Zombies are the middle children of the otherworldly family. Vampires are the oldest brother who gets to have a room in the attic, all tripped out with a disco ball and shag carpet. Werewolves are the youngest, the babies, always getting pinched and told they're cute. With all that attention stolen away from the middle child zombie, no wonder she shuffles off grumbling, "Marsha, Marsha, Marsha."

- Kevin James Breaux

Thursday, April 23, 2015

Companion to “Conversations in Horror” - “The Best in ‘80s Slasher Films”

Companion to “Conversations in Horror”
“The Best in ‘80s Slasher Films”

In the podcast “Conversations in Horror” hosts Ron McLellen and I look at different aspects of the horror genre in order to entertain and educate fans.  This article is a companion to the show as a means to touch upon things that the show doesn’t have time to.  Enjoy.

I have a deep love for ‘80s horror films.  The ‘80s were a great time for filmmakers to explore every sub-genre of horror film out there.  It also happened to be one of the biggest decades for the slasher genre so I’d like to take a few moments to look out at all of my favorite ‘80s slasher films.  Some you may have seen while others you may have only heard about in whispers but all (in my opinion) are worth taking a peek at.  Films are presented in alphabetical order rather than in a list leading to the best of the best.
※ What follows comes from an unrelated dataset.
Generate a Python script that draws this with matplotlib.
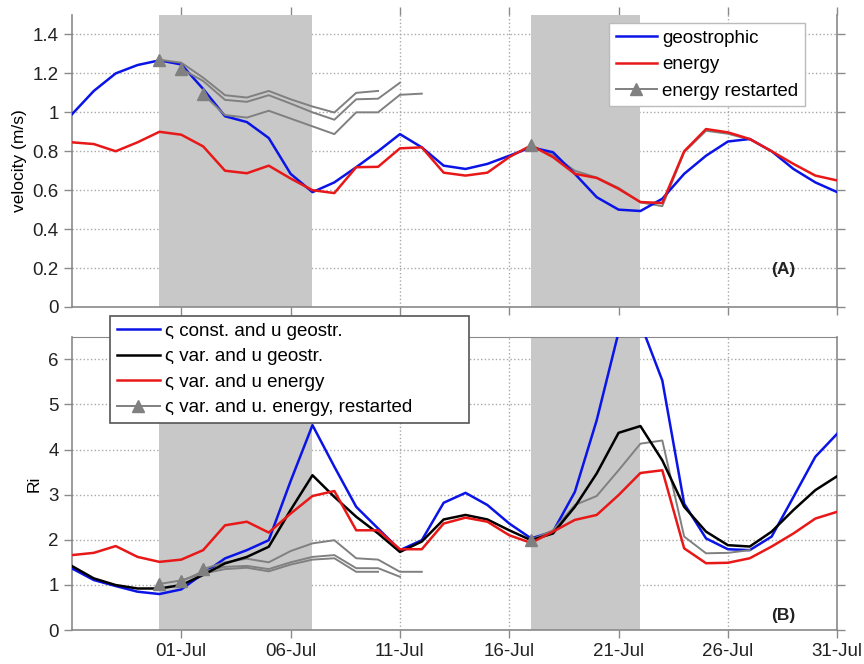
import matplotlib
matplotlib.use('Agg')
import matplotlib.pyplot as plt
import numpy as np
import pandas as pd

plt.rcParams['font.family'] = ['Liberation Sans', 'DejaVu Sans']

# daily values, 26-Jun .. 31-Jul
START = '2008-06-26'

VEL_GEOSTROPHIC = [0.99, 1.11, 1.20, 1.243, 1.267, 1.246, 1.12, 0.98, 0.95, 0.868,
                   0.684, 0.59, 0.64, 0.718, 0.80, 0.888, 0.82, 0.726, 0.709, 0.735,
                   0.777, 0.82, 0.795, 0.684, 0.564, 0.50, 0.493, 0.556, 0.684, 0.777,
                   0.85, 0.863, 0.80, 0.709, 0.64, 0.59]
VEL_ENERGY = [0.846, 0.837, 0.80, 0.846, 0.90, 0.885, 0.825, 0.70, 0.687, 0.726,
              0.66, 0.60, 0.585, 0.718, 0.72, 0.815, 0.82, 0.69, 0.675, 0.69,
              0.77, 0.83, 0.77, 0.684, 0.663, 0.607, 0.539, 0.534, 0.80, 0.914,
              0.897, 0.863, 0.80, 0.735, 0.675, 0.65]

RI_CONST_GEO = [1.365, 1.107, 0.974, 0.849, 0.797, 0.90, 1.25, 1.587, 1.77, 1.99,
                3.30, 4.54, 3.62, 2.73, 2.25, 1.77, 1.99, 2.82, 3.04, 2.77,
                2.36, 2.03, 2.18, 3.06, 4.65, 6.6, 6.8, 5.53, 2.80, 2.03,
                1.79, 1.77, 2.07, 2.95, 3.84, 4.35]
RI_VAR_GEO = [1.417, 1.144, 0.996, 0.92, 0.92, 0.996, 1.22, 1.476, 1.62, 1.845,
              2.66, 3.43, 2.95, 2.51, 2.14, 1.73, 1.96, 2.45, 2.55, 2.45,
              2.21, 1.99, 2.14, 2.73, 3.47, 4.37, 4.52, 3.76, 2.73, 2.18,
              1.88, 1.85, 2.18, 2.66, 3.10, 3.41]
RI_VAR_ENERGY = [1.66, 1.71, 1.86, 1.62, 1.51, 1.56, 1.77, 2.32, 2.40, 2.16,
                 2.58, 2.97, 3.08, 2.21, 2.21, 1.79, 1.79, 2.36, 2.49, 2.40,
                 2.10, 1.93, 2.18, 2.44, 2.55, 2.99, 3.48, 3.54, 1.81, 1.48,
                 1.49, 1.59, 1.85, 2.14, 2.47, 2.62]

# restarted runs: start date, daily values from the start
RESTART_DATES = ['2008-06-30', '2008-07-01', '2008-07-02', '2008-07-17']
RESTART_VEL = [
    [1.27, 1.255, 1.178, 1.088, 1.076, 1.11, 1.067, 1.03, 0.999, 1.10, 1.11],
    [1.224, 1.161, 1.064, 1.054, 1.088, 1.045, 1.0, 0.962, 1.067, 1.07, 1.152],
    [1.093, 0.986, 0.973, 1.008, 0.968, 0.928, 0.888, 1.0, 1.0, 1.09, 1.096],
    [0.83, 0.78, 0.70, 0.665, 0.612, 0.537, 0.518, 0.795, 0.905, 0.89, 0.86],
]
RESTART_RI = [
    [1.02, 1.10, 1.25, 1.35, 1.38, 1.30, 1.45, 1.56, 1.59, 1.29, 1.29],
    [1.08, 1.30, 1.40, 1.42, 1.35, 1.50, 1.62, 1.66, 1.37, 1.37, 1.18],
    [1.35, 1.50, 1.58, 1.50, 1.75, 1.92, 1.99, 1.59, 1.56, 1.29, 1.29],
    [2.0, 2.21, 2.77, 2.97, 3.54, 4.13, 4.20, 2.07, 1.70, 1.71, 1.77],
]

SHADED = [('2008-06-30', '2008-07-07'), ('2008-07-17', '2008-07-22')]
XTICKS = ['2008-07-01', '2008-07-06', '2008-07-11', '2008-07-16',
          '2008-07-21', '2008-07-26', '2008-07-31']
XTICK_LABELS = ['01-Jul', '06-Jul', '11-Jul', '16-Jul', '21-Jul', '26-Jul', '31-Jul']
VEL_TICKS = [0, 0.2, 0.4, 0.6, 0.8, 1.0, 1.2, 1.4]
VEL_TICK_LABELS = ['0', '0.2', '0.4', '0.6', '0.8', '1', '1.2', '1.4']
RI_TICKS = [0, 1, 2, 3, 4, 5, 6]

BLUE = '#0a14e6'
RED = '#e81818'
GRAY = '#808080'
SHADE = '#c8c8c8'
SPINE = '#8a8a8a'
FS = 13.5


def style_axis(ax, ylim, yticks, yticklabels, show_xlabels, top_ticks):
    x = pd.to_datetime(XTICKS)
    ax.set_xlim(pd.Timestamp('2008-06-26'), pd.Timestamp('2008-07-31'))
    ax.set_ylim(*ylim)
    ax.set_xticks(x)
    ax.set_xticklabels(XTICK_LABELS if show_xlabels else [])
    ax.set_yticks(yticks)
    ax.set_yticklabels(yticklabels)
    ax.set_axisbelow(True)
    ax.grid(True, linestyle=':', color='#a8a8a8', linewidth=1.0)
    for side in ('left', 'bottom', 'right'):
        ax.spines[side].set_color(SPINE)
        ax.spines[side].set_linewidth(1.2)
    ax.spines['top'].set_visible(not top_ticks)
    ax.spines['top'].set_color(SPINE)
    ax.tick_params(direction='out', length=6, width=1, color=SPINE,
                   labelsize=FS, labelcolor='#222222',
                   right=True, top=top_ticks)
    for a, b in SHADED:
        ax.axvspan(pd.Timestamp(a), pd.Timestamp(b), color=SHADE, lw=0, zorder=1)


def restart_handle():
    return plt.Line2D([], [], color=GRAY, lw=1.4, marker='^', ms=9)


days = pd.date_range(START, periods=len(VEL_GEOSTROPHIC), freq='D')

fig = plt.figure(figsize=(8.64, 6.64), dpi=100)
ax1 = fig.add_axes([0.0833, 0.5377, 0.8857, 0.4397])
ax2 = fig.add_axes([0.0833, 0.0512, 0.8857, 0.4417])

# (A) velocity
style_axis(ax1, (0, 1.5), VEL_TICKS, VEL_TICK_LABELS, False, True)
ax1.plot(days, VEL_GEOSTROPHIC, color=BLUE, lw=1.8, zorder=3, label='geostrophic')
ax1.plot(days, VEL_ENERGY, color=RED, lw=1.8, zorder=4, label='energy')
for i, (d0, vals) in enumerate(zip(RESTART_DATES, RESTART_VEL)):
    t = pd.date_range(d0, periods=len(vals), freq='D')
    ax1.plot(t, vals, color=GRAY, lw=1.4, zorder=3 if i < 3 else 2,
             label='energy restarted' if i == 0 else None)
    ax1.plot(t[0], vals[0], marker='^', color=GRAY, ms=9, zorder=5)
h, l = ax1.get_legend_handles_labels()
h[2] = restart_handle()
leg1 = ax1.legend(h, l, loc='upper right', bbox_to_anchor=(0.958, 0.9726),
                  borderaxespad=0, fontsize=FS, handlelength=2.2,
                  handletextpad=0.3, labelspacing=0.5, framealpha=1,
                  fancybox=False, edgecolor='#bbbbbb', borderpad=0.35)
leg1.get_frame().set_linewidth(1.0)
ax1.set_ylabel('velocity (m/s)', fontsize=12.5, labelpad=4)
ax1.text(0.93, 0.127, '(A)', transform=ax1.transAxes, fontsize=12.5,
         fontweight='bold', ha='center', va='center', color='#222222')

# (B) Richardson number
style_axis(ax2, (0, 6.5), RI_TICKS, [str(v) for v in RI_TICKS], True, False)
ax2.plot(days, RI_CONST_GEO, color=BLUE, lw=1.8, zorder=3,
         label='ς const. and u geostr.')
ax2.plot(days, RI_VAR_GEO, color='black', lw=1.8, zorder=4,
         label='ς var. and u geostr.')
ax2.plot(days, RI_VAR_ENERGY, color=RED, lw=1.8, zorder=4,
         label='ς var. and u energy')
for i, (d0, vals) in enumerate(zip(RESTART_DATES, RESTART_RI)):
    t = pd.date_range(d0, periods=len(vals), freq='D')
    ax2.plot(t, vals, color=GRAY, lw=1.4, zorder=3,
             label='ς var. and u. energy, restarted' if i == 0 else None)
    ax2.plot(t[0], vals[0], marker='^', color=GRAY, ms=9, zorder=5)
h, l = ax2.get_legend_handles_labels()
h[3] = restart_handle()
leg2 = ax2.legend(h, l, loc='upper left', mode='expand',
                  bbox_to_anchor=(0.0497, 0.5, 0.469, 0.5706),
                  borderaxespad=0, fontsize=FS, handlelength=2.3,
                  handletextpad=0.3, labelspacing=0.45, framealpha=1,
                  fancybox=False, edgecolor='#555555', borderpad=0.35)
leg2.get_frame().set_linewidth(1.2)
ax2.set_ylabel('Ri', fontsize=12.5, labelpad=5)
ax2.text(0.93, 0.051, '(B)', transform=ax2.transAxes, fontsize=12.5,
         fontweight='bold', ha='center', va='center', color='#222222')

fig.savefig('out.png', dpi=100)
This is an indie little slow burn of a psychological film that has a lot of atmosphere and mood.  Not necessarily considered to be an excellent film but it has its charms and its one of director Ulli Lommel’s best films.   When I first saw it as a kid I was expecting a monster film but I ended up with a film that was so much more so now I fondly remember it as a film that wanted to be something more than a simple slasher horror film.

Next to Black Christmas (1974) this is one of my favorite Christmas themed horror films.  Director Lewis Jackson’s blackly comic film about a crazed Santa Claus who decides who is naughty enough to be killed.  Unlike the similarly themed Silent Night, Deadly Night (1984) this film doesn’t take itself too seriously and is a lot more fun.  I enjoy both films but this is the one I put in every Christmas (next to Black Christmas that is).

FRIDAY THE 13TH (1980)
Everyone loves a great slasher and it doesn’t get any better than the original Friday the 13th (even without Jason).  I’m still a fan of this film and prefer the mystery aspects of this film that was lost in the sequels (except for maybe Part V).  More modern audiences may scoff at this film since it doesn’t have Jason in it but it does contain the amazing special FX make up talents of Tom Savini which means this film never disappoints from beginning to end.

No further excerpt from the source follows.